UNIVERSIDADE ENGAJADA
“Eu tenho lado” é dito com orgulho. Seria
tibieza ou conivência não ter um lado. A neutralidade seria impossível. O raciocínio
aludido é válido para juízo de valor. Mas é erro ou desonestidade quando se
trate de juízo de fato. Peritos, sem ter lado, devem descrever as feridas encontradas
no cadáver, classificando-as e indicando órgãos atingidos. Perito cujo laudo
afirme que a vítima foi covardemente apunhalada tem lado e isso o desqualifica.
Universidades foram criadas na Idade
Média para defender a Escolástica e o Poder da Igreja quando ambos claudicavam.
Nasceu engajada. Reprimiu inovações científicas. Depois mudou. A concepção
britânica, inspirada em John Henry Newman, (1801 – 1890), concebeu a
universidade do espírito, voltada para o saber universal cujo escopo é o
desenvolvimento intelectual. A dimensão filosófica contempla a formação moral.
Afastava-se da universidade mediaval dos saberes estabelecidos.
A concepção alemã, influenciada por Friedrich
Wilhelm Heinrich von Humboldt (1769 – 1859) adotou a livre busca da verdade. As
feridas da experiência nazista tornariam mais forte esta concepção. Daí a
prioridade para a pesquisa, ao invés do ensino, como queria o cardeal Newman.
Verdade objetiva refere-se a juízos de fato. Neste campo ter lado é erro ou
desonestidade. A ciência busca a compreensão da realidade fática, sem
estabelecer normatividade. Ciência normativa, como o Direito, não resulta de
trabalho científico, tem base valorativa.
Direito, do ponto de vista da zetética,
é fato, valor e norma, nos termos de Miguel Reale (1910 – 2006). Direito e
ética são ciências do dever ser. Estas não são ciência em sentido estrito, como
descritas por Galileu Galilei (1564 – 1642), que perdem validade quando seus
enunciados não correspondem aos fatos. As proposições das ciências do dever ser
não se abalam quando os fatos divergem delas.
A busca da verdade objetiva exclui o
argumento de autoridade. Sua validação está na falseabilidade e no concurso de
ideia avaliado pela comunidade científica, conforme Karl Raymond Popper (1902 –
1994). A concepção americana de universidade, influenciada por Alfred North Whitehead
(1861 – 1947), também é a da universidade do espírito, como a alemã e a
britânica, até anos recentes.

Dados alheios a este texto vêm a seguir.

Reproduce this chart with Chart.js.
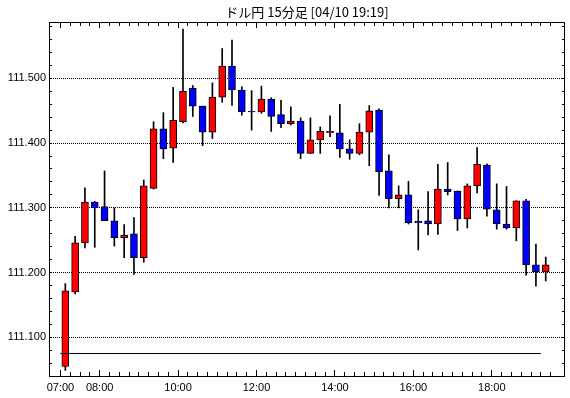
<!DOCTYPE html>
<html>
<head>
<meta charset="utf-8">
<script src="https://cdn.jsdelivr.net/npm/chart.js@4.4.0/dist/chart.umd.min.js"></script>
<style>
  html, body { margin: 0; padding: 0; background: #fff; }
  canvas { display: block; }
</style>
</head>
<body>
<canvas id="chart-candle" width="570" height="398"></canvas>
<script>

	// 15 minute candles, start time of each bar
	var times = ["07:00","07:15","07:30","07:45","08:00","08:15","08:30","08:45",
		"09:00","09:15","09:30","09:45","10:00","10:15","10:30","10:45",
		"11:00","11:15","11:30","11:45","12:00","12:15","12:30","12:45",
		"13:00","13:15","13:30","13:45","14:00","14:15","14:30","14:45",
		"15:00","15:15","15:30","15:45","16:00","16:15","16:30","16:45",
		"17:00","17:15","17:30","17:45","18:00","18:15","18:30","18:45",
		"19:00","19:15"];

	var opens  = [111.055,111.170,111.246,111.309,111.302,111.280,111.254,111.260,
		111.223,111.330,111.422,111.392,111.433,111.485,111.457,111.417,
		111.471,111.519,111.482,111.449,111.448,111.468,111.444,111.430,
		111.434,111.384,111.405,111.416,111.416,111.391,111.384,111.417,
		111.451,111.357,111.314,111.320,111.279,111.280,111.275,111.329,
		111.326,111.283,111.334,111.366,111.297,111.275,111.269,111.311,
		111.212,111.201];
	var highs  = [111.183,111.256,111.331,111.310,111.357,111.300,111.274,111.285,
		111.343,111.433,111.447,111.486,111.576,111.489,111.457,111.493,
		111.546,111.559,111.487,111.481,111.488,111.470,111.466,111.456,
		111.439,111.439,111.425,111.442,111.460,111.405,111.430,111.458,
		111.453,111.382,111.334,111.341,111.297,111.325,111.367,111.370,
		111.326,111.337,111.393,111.368,111.337,111.333,111.311,111.313,
		111.244,111.224];
	var lows   = [111.049,111.167,111.238,111.239,111.280,111.241,111.223,111.197,
		111.216,111.329,111.376,111.370,111.431,111.441,111.396,111.407,
		111.463,111.458,111.443,111.420,111.446,111.418,111.424,111.428,
		111.376,111.384,111.384,111.410,111.378,111.375,111.382,111.365,
		111.319,111.300,111.300,111.275,111.235,111.258,111.259,111.320,
		111.265,111.269,111.323,111.287,111.267,111.267,111.249,111.196,
		111.179,111.187];
	var closes = [111.172,111.246,111.309,111.300,111.280,111.254,111.258,111.223,
		111.334,111.422,111.391,111.435,111.480,111.457,111.417,111.471,
		111.519,111.482,111.448,111.448,111.468,111.441,111.430,111.434,
		111.384,111.405,111.418,111.418,111.391,111.384,111.417,111.450,
		111.356,111.314,111.320,111.277,111.277,111.275,111.329,111.325,
		111.283,111.334,111.367,111.298,111.275,111.269,111.311,111.212,
		111.201,111.212];

	// horizontal reference line
	var refLevel = 111.075;
	var refFrom = "07:00";
	var refTo = "19:15";

	// axis labels
	var xLabels = ["07:00","08:00","10:00","12:00","14:00","16:00","18:00"];
	var yLabels = [111.100, 111.200, 111.300, 111.400, 111.500];

	var titleText = "ドル円 15分足 [04/10 19:19]";

	var slot = 0.25;      // 15 min in hours
	var yMinor = 0.02;

	function toHours(t) {
		var p = t.split(":");
		return parseInt(p[0], 10) + parseInt(p[1], 10) / 60;
	}

	var xMin = 6.8375, xMax = 19.7375;
	var yMin = 111.0403, yMax = 111.587;

	var bodyData = [], wickData = [], bodyColors = [];
	for (var i = 0; i < times.length; i++) {
		var cx = toHours(times[i]) + slot / 2;
		bodyData.push({ x: cx, y: [opens[i], closes[i]] });
		wickData.push({ x: cx, y: [lows[i], highs[i]] });
		bodyColors.push(closes[i] > opens[i] ? "#ff0000" : "#0000ff");
	}

	function isLabeledY(v) {
		return yLabels.some(function (l) { return Math.abs(l - v) < 1e-6; });
	}
	function isLabeledX(v) {
		return xLabels.some(function (l) { return Math.abs(toHours(l) - v) < 1e-6; });
	}

	// inward tick marks + frame
	var framePlugin = {
		id: "frame",
		afterDraw: function (chart) {
			var ctx = chart.ctx;
			var a = chart.chartArea;
			var l = Math.round(a.left), r = Math.round(a.right);
			var t = Math.round(a.top), b = Math.round(a.bottom);
			ctx.save();
			ctx.strokeStyle = "#000";
			ctx.lineWidth = 1;
			ctx.beginPath();
			chart.scales.x.ticks.forEach(function (tk) {
				var px = Math.floor(chart.scales.x.getPixelForValue(tk.value)) + 0.5;
				var len = isLabeledX(tk.value) ? 6 : 4;
				ctx.moveTo(px, t); ctx.lineTo(px, t + len);
				ctx.moveTo(px, b); ctx.lineTo(px, b - len);
			});
			chart.scales.y.ticks.forEach(function (tk) {
				var py = Math.floor(chart.scales.y.getPixelForValue(tk.value)) + 0.5;
				ctx.moveTo(l, py); ctx.lineTo(l + 3, py);
				ctx.moveTo(r, py); ctx.lineTo(r - 3, py);
			});
			ctx.stroke();
			ctx.strokeRect(l + 0.5, t + 0.5, r - l - 1, b - t);
			ctx.restore();
		}
	};

	var ctx = document.getElementById("chart-candle").getContext("2d");

	new Chart(ctx, {
		data: {
			datasets: [{
				type: "line",
				label: "ref",
				data: [{ x: toHours(refFrom), y: refLevel }, { x: toHours(refTo), y: refLevel }],
				borderColor: "#000",
				borderWidth: 1,
				pointRadius: 0,
				order: 0
			}, {
				type: "bar",
				label: "body",
				data: bodyData,
				backgroundColor: bodyColors,
				borderColor: "#000",
				borderWidth: 1,
				borderSkipped: false,
				barThickness: 7,
				grouped: false,
				order: 1
			}, {
				type: "bar",
				label: "wick",
				data: wickData,
				backgroundColor: "#000",
				borderWidth: 0,
				barThickness: 1,
				grouped: false,
				order: 2
			}]
		},
		plugins: [framePlugin],
		options: {
			responsive: false,
			animation: false,
			layout: { padding: { left: 0, right: 5, top: 0, bottom: 0 } },
			plugins: {
				legend: { display: false },
				tooltip: { enabled: false },
				title: {
					display: true,
					text: titleText,
					fullSize: false,
					color: "#000",
					font: { family: "'Noto Sans CJK JP'", size: 13, weight: "normal", lineHeight: 1.2 },
					padding: { top: 4, bottom: 2.4 }
				}
			},
			scales: {
				x: {
					type: "linear",
					min: xMin,
					max: xMax,
					afterFit: function (s) { s.height = 22; },
					afterBuildTicks: function (s) {
						var tk = [];
						for (var h = toHours(times[0]); h <= xMax; h += slot) tk.push({ value: h });
						s.ticks = tk;
					},
					grid: { display: false, drawTicks: false },
					border: { display: false },
					ticks: {
						autoSkip: false,
						maxRotation: 0,
						padding: 5,
						color: "#000",
						font: { family: "'Liberation Sans'", size: 11 },
						callback: function (v) {
							for (var k = 0; k < xLabels.length; k++) {
								if (Math.abs(toHours(xLabels[k]) - v) < 1e-6) return xLabels[k];
							}
							return "";
						}
					}
				},
				y: {
					type: "linear",
					min: yMin,
					max: yMax,
					afterFit: function (s) { s.width = 49; },
					afterBuildTicks: function (s) {
						var tk = [];
						for (var v = 111.06; v < yMax; v += yMinor) tk.push({ value: Math.round(v * 1000) / 1000 });
						s.ticks = tk;
					},
					grid: {
						display: true,
						drawTicks: false,
						drawOnChartArea: true,
						lineWidth: 1,
						borderDash: [1, 1],
						color: function (c) {
							return c.tick && isLabeledY(c.tick.value) ? "#000" : "rgba(0,0,0,0)";
						}
					},
					border: { display: false, dash: [1, 1] },
					ticks: {
						autoSkip: false,
						padding: 3,
						color: "#000",
						font: { family: "'Liberation Sans'", size: 11 },
						callback: function (v) {
							return isLabeledY(v) ? v.toFixed(3) : "";
						}
					}
				}
			}
		}
	});

</script>
</body>
</html>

Mas teria a preocupação de atender a aspiração da
sociedade ao progresso.
Quais sejam tais aspirações diz respeito
a escolhas valorativas. Pesquisadores sem representatividade falam em nome da
sociedade? A valoração dos fatos sociais leva ao juízo de valor. Maximilian
Karl Emil Weber (1864 – 1920) procurou advertir: a neutralidade axiológica é
necessária quando se trate de juízo de existência.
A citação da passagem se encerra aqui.